We can check the second condition by taking the derivative of the expression and confirming if the value is negative for all values. We can also write out the terms and check using inspection:
$$ \sum_{n=1}^\infty \frac{1}{1+\sqrt{n}} = \frac{1}{1+1} + \frac{1}{1+\sqrt{2}} + \frac{1}{1+\sqrt{3}} + \frac{1}{1+2} + \frac{1}{1+\sqrt{5}}...$$
Since the terms are decreasing, the second condition is met. The series converges. To check if the series converges absolutely, we need to check the convergence of the series:
$$ \Big| \sum_{n=1}^\infty \frac{(-1)^n}{1+\sqrt{n}} \Big | = \sum_{n=1}^\infty \frac{1}{1+\sqrt{n}} $$
We can perform a limit comparison test with the divergent \(p\)-series \(\dfrac{1}{\sqrt{n}}\) where \(p\leq 1\).
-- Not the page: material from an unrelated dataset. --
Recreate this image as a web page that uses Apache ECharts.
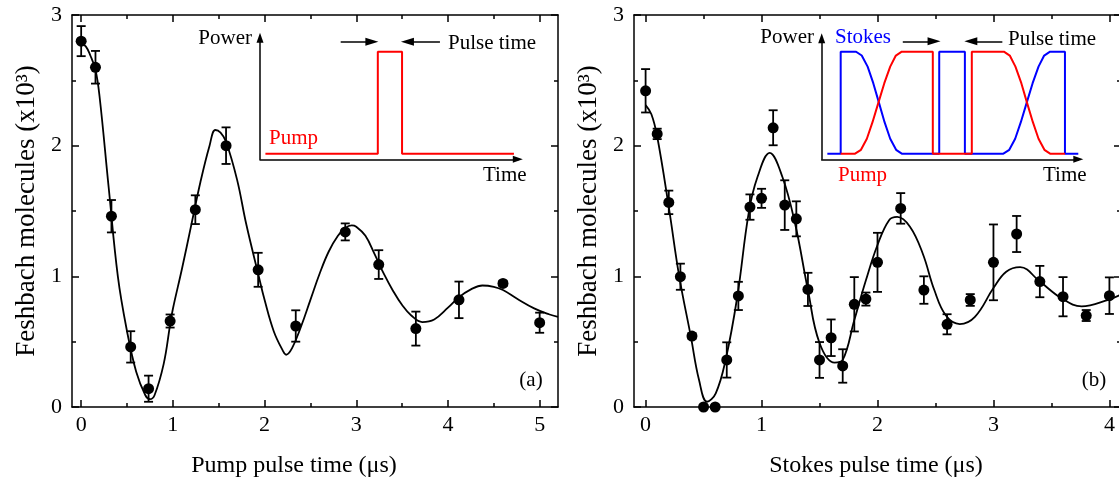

$$ \lim\limits_{n\to\infty} \frac{1/(1+\sqrt{n})}{1/\sqrt{n}} $$
$$ = \lim\limits_{n\to\infty} \frac{\sqrt{n}}{1+\sqrt{n}} = 1 $$
By the limit comparison test, both series diverge.
Since \(\displaystyle \sum_{n=1}^\infty \frac{(-1)^n}{1+\sqrt{n}} \) converges but \(\displaystyle \sum_{n=1}^\infty \frac{1}{1+\sqrt{n}} \) diverges, the original series diverges conditionally.